More than 60 representatives from Indigenous Women’s Organizations and Networks from Southeast Asia called on world leaders currently gathered in Madrid, Spain for the last three days of the United Nations Framework Convention on Climate Change 25th Conference of the Parties (UNFCCC COP 25) to recognize the importance of working with Indigenous Peoples particularly Indigenous Women and their Indigenous Knowledge in mitigating and adapting to climate change.
In a three-day conference entitled “Climate Smart Women Connect: Climate and Gender Justice for Indigenous Women in Asia” jointly organized by the Asian Indigenous Peoples Pact (AIPP) and Cuso International in Asia, Indigenous Women leaders from Laos, Cambodia, Myanmar, Vietnam and the Philippines gathered to consolidate their voices, express solidarity with the Indigenous Peoples’ representatives, and influence the ongoing discussions in COP 25.
“Indigenous Women like me are doubly experiencing the impacts of climate change through rising temperature levels which makes food production like farming and forestry harder for us,” shared Daw Nyo Nyo San, an Indigenous Woman leader from Myanmar.
Hornkeo, an Indigenous Woman herself and the Field Coordinator of Laos-based grassroots organization Global Association of People and Environment (GAPE), has this message to world leaders attending COP 25: "Women, especially Indigenous Women, must play a main role in discussing climate challenges and solutions." Ei Ei Min, Director of POINT Myanmar and a member of AIPP's regional network is participating in COP 25, in an effort to include the voices of Indigenous Women in the climate discussions.
According to the Food & Agriculture Organization (FAO), women are responsible for half of the world’s food production.
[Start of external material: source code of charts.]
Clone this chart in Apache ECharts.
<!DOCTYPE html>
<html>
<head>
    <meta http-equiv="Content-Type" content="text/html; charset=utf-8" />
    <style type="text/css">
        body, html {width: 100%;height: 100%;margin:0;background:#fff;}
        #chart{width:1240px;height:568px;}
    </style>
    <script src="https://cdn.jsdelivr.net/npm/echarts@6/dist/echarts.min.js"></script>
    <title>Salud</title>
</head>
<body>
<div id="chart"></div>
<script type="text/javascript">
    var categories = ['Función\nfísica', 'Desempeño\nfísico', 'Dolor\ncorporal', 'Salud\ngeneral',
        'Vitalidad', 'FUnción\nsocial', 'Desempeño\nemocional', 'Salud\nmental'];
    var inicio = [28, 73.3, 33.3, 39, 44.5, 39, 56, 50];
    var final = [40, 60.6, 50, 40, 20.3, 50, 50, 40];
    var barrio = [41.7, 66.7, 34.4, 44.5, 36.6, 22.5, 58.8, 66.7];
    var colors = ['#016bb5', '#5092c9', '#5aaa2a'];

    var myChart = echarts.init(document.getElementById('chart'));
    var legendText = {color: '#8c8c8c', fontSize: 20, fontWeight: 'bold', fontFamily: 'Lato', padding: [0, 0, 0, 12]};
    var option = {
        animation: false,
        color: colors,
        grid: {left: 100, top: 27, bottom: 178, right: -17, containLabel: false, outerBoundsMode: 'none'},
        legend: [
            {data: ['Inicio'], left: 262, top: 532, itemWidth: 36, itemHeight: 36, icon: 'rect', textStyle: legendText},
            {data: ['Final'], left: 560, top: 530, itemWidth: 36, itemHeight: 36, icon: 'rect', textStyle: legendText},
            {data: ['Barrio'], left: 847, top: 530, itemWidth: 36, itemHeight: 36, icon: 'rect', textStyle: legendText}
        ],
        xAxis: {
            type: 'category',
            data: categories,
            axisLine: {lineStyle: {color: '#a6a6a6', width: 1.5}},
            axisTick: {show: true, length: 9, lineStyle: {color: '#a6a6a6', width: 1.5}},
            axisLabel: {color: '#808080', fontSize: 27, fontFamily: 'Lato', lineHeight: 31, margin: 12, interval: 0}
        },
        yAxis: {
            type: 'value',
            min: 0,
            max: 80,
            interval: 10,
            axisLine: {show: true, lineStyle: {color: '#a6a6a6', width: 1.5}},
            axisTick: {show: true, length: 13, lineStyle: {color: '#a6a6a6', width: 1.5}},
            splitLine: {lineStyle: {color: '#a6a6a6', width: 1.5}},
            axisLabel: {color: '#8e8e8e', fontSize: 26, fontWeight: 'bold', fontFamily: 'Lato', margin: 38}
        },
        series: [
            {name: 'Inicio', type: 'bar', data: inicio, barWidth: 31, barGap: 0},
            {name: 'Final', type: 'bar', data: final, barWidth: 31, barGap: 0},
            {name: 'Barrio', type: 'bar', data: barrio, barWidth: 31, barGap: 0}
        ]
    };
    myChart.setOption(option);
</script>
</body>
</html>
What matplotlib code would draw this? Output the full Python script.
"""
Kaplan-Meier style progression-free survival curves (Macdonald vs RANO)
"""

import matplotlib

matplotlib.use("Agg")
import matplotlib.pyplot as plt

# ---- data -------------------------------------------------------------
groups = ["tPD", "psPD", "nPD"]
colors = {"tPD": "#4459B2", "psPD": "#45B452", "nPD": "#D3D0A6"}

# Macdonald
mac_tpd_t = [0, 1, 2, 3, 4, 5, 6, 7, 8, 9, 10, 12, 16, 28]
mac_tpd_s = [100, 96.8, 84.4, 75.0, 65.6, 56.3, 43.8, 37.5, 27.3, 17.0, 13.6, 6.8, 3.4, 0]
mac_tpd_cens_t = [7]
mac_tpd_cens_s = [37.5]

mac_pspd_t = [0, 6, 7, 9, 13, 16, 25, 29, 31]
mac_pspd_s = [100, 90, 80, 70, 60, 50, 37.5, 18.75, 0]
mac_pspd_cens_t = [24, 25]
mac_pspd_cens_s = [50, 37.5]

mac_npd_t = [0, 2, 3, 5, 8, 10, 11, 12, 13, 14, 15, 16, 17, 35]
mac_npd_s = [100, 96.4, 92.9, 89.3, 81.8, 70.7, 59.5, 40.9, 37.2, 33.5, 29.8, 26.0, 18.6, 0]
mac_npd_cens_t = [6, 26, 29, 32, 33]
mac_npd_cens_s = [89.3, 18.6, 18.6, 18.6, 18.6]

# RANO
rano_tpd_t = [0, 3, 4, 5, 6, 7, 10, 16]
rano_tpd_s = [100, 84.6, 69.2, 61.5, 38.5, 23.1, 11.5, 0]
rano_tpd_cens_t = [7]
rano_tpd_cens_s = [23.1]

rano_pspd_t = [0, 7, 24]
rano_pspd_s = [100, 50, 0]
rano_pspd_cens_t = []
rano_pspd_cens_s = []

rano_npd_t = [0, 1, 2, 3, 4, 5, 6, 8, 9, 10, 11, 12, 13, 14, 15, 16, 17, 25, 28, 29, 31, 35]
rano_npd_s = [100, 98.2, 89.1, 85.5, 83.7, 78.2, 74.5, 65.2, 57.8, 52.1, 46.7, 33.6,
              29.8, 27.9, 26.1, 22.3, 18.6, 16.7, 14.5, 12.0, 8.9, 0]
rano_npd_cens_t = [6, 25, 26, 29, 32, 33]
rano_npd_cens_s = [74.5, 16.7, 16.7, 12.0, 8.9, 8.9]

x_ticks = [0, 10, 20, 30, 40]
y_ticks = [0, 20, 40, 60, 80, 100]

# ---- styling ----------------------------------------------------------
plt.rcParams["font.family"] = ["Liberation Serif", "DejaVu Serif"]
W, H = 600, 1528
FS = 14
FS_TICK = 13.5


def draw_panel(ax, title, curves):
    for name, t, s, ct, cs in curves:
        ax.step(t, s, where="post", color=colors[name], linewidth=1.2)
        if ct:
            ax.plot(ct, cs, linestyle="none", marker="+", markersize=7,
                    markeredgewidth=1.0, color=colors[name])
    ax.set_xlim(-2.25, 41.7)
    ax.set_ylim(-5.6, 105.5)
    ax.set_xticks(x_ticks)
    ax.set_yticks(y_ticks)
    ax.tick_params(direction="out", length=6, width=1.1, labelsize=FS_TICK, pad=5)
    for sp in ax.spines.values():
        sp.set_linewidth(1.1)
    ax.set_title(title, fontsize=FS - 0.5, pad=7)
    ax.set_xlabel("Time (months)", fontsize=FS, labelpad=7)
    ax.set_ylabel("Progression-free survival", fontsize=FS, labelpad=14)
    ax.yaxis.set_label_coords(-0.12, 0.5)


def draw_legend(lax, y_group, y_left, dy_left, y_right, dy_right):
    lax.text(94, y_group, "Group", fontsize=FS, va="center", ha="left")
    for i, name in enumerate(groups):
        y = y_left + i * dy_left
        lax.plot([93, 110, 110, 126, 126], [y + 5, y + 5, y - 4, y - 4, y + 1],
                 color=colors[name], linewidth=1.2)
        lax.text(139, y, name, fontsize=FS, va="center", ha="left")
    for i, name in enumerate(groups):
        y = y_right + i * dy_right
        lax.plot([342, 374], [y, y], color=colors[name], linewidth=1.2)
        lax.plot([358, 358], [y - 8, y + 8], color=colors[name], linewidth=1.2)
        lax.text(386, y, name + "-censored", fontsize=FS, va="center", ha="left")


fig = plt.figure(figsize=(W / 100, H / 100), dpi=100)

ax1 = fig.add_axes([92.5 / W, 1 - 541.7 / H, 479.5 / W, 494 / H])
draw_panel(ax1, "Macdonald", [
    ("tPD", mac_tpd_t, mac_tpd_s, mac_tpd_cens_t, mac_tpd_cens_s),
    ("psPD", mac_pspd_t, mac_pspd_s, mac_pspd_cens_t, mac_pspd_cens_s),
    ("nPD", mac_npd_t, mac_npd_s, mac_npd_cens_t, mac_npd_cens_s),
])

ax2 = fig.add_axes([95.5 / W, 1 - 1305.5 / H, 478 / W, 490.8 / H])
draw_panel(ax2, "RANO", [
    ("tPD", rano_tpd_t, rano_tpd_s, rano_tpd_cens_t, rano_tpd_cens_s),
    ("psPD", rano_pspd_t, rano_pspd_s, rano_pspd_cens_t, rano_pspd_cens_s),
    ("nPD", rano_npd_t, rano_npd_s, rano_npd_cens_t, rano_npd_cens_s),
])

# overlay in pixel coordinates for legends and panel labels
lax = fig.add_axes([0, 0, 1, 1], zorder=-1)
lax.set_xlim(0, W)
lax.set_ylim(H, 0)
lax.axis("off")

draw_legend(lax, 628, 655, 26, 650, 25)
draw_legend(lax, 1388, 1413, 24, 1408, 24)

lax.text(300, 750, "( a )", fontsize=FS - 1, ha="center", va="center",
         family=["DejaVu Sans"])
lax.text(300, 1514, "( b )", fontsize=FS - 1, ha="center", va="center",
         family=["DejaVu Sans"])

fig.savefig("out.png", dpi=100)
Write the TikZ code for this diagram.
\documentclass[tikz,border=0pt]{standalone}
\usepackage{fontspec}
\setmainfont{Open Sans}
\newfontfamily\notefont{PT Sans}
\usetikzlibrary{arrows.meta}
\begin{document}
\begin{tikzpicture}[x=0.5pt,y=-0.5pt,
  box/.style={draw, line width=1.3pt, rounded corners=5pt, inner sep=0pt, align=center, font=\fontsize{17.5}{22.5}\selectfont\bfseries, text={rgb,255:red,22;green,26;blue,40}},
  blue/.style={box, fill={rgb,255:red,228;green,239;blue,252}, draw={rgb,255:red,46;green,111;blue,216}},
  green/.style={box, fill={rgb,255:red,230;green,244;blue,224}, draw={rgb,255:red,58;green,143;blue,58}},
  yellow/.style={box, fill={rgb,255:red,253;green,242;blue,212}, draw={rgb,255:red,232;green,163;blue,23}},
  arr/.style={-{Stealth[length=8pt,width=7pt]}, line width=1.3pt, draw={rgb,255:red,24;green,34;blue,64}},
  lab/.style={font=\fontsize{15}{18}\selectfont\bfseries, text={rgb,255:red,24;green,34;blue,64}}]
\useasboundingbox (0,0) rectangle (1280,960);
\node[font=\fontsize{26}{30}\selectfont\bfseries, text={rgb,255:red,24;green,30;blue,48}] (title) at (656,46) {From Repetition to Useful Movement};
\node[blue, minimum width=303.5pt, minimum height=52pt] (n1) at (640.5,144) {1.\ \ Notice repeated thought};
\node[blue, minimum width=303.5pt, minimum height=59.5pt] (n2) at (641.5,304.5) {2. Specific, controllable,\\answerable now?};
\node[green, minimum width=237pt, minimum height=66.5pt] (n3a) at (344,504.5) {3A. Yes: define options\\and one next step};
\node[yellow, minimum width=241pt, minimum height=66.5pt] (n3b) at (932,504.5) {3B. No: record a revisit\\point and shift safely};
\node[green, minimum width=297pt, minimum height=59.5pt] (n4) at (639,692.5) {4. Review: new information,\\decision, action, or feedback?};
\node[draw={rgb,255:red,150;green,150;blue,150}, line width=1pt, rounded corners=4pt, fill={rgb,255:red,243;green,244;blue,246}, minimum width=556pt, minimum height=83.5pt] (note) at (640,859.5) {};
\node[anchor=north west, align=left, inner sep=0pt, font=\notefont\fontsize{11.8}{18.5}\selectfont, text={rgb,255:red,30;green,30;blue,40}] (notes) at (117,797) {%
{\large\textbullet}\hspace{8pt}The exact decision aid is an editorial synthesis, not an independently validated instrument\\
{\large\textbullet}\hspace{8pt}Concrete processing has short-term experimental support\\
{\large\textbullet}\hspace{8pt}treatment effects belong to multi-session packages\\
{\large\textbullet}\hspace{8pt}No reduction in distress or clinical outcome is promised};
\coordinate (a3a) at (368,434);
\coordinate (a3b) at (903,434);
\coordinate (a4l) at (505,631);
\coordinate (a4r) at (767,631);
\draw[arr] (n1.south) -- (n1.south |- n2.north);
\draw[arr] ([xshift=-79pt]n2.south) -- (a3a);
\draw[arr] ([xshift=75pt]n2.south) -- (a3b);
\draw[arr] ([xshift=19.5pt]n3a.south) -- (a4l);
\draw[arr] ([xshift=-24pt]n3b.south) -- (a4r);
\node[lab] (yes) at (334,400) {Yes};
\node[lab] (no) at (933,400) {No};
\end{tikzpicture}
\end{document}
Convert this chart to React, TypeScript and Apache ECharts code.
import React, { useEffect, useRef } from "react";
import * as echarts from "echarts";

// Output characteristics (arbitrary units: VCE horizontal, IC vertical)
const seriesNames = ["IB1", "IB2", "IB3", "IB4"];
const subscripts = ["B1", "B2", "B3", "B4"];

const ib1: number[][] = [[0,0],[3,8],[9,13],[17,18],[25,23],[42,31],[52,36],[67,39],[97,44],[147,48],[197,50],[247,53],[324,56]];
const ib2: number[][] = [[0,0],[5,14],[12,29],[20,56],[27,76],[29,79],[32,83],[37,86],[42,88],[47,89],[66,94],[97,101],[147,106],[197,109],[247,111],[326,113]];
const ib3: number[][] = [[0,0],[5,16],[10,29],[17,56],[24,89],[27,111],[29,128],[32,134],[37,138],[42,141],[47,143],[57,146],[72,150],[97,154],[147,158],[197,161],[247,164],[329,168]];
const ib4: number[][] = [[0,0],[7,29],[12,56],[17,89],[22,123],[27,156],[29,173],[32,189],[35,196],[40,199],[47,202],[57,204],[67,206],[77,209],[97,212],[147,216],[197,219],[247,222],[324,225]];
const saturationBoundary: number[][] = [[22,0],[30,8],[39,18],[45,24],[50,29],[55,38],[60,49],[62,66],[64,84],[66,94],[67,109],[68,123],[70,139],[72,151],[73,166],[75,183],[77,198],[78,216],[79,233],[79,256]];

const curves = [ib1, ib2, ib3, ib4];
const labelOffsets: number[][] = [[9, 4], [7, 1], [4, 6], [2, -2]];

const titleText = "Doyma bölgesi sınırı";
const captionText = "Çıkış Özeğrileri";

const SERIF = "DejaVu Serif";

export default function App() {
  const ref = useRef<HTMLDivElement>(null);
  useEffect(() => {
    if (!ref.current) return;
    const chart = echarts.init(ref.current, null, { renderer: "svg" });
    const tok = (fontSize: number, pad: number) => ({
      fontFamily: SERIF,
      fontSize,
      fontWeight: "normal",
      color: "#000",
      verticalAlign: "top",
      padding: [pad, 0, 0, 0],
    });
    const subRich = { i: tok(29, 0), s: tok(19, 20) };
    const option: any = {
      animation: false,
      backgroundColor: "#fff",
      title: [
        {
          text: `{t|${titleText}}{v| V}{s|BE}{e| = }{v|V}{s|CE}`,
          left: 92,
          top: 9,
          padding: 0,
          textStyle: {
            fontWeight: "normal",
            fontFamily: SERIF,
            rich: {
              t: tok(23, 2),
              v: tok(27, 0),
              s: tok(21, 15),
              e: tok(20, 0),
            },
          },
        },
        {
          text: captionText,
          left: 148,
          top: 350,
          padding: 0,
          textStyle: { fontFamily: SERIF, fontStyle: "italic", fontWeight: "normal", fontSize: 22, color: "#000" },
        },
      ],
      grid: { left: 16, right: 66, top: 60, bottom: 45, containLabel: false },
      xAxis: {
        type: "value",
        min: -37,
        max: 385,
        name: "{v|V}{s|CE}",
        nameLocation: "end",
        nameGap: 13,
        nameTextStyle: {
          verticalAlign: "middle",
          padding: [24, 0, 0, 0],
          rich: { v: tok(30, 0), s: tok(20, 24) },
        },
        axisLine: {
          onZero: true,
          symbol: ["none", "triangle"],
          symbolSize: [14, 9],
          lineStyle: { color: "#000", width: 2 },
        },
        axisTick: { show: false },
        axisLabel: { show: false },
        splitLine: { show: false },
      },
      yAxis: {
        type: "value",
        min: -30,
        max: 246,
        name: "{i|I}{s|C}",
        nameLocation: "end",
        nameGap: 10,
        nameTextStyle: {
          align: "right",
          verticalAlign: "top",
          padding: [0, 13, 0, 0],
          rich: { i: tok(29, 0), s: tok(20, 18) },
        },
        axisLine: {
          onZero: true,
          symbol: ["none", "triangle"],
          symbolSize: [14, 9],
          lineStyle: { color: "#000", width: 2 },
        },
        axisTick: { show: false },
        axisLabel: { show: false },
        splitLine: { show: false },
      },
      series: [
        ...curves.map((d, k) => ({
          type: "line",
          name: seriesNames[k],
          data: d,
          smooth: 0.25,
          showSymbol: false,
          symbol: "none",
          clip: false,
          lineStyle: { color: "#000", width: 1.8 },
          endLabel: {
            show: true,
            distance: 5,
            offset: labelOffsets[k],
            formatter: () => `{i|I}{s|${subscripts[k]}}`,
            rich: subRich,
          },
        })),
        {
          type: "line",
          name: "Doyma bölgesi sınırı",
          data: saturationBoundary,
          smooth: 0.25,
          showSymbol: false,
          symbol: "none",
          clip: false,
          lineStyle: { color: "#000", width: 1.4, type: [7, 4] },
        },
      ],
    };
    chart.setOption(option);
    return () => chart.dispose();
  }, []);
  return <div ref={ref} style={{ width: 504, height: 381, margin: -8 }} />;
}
In most Global South countries, women produce between 40-80% of food, and are central stewards of seeds and agricultural biodiversity. Further, 80% of the remaining global biodiversity is within the lands of Indigenous Peoples who have protected them over generations.
Sushila Kumari Thapa Magar of the AIPP said: “Due to their close relationship with the land and natural resources, Indigenous Women hold unique and invaluable Traditional Ecological Knowledge, as well as spiritual and cultural understandings critical to healing and maintenance of the Earth and climate cycles. However, the increasing frequency and devastating effects of extreme weather events are disproportionately affecting Indigenous Peoples especially Indigenous Women and people of diverse identities in Asia. The impacts of climate change are most severely felt around agriculture and food security as they directly bear on livelihoods,” she added.
Jonathan Burton, Head of Programmes for Cuso International Asia said: “Indigenous Women are at the forefront of local and global efforts to protect and defend these territories of immense socio-ecological diversity – taking action on the frontline of grassroots movements and struggles. Indeed, state delegates attending COP 25 must recognize the impacts of climate change on Indigenous Women and their role as knowledge holders in adapting to its impacts. Clearly, facilitating the flow of climate adaptation resources to them should be a priority.”
The conference concluded with the drafting of a common message realizing the structural barriers of Indigenous Women to effectively contribute in adapting and mitigating the climate crisis, and collectively recommended and called for immediate actions for climate and gender justice.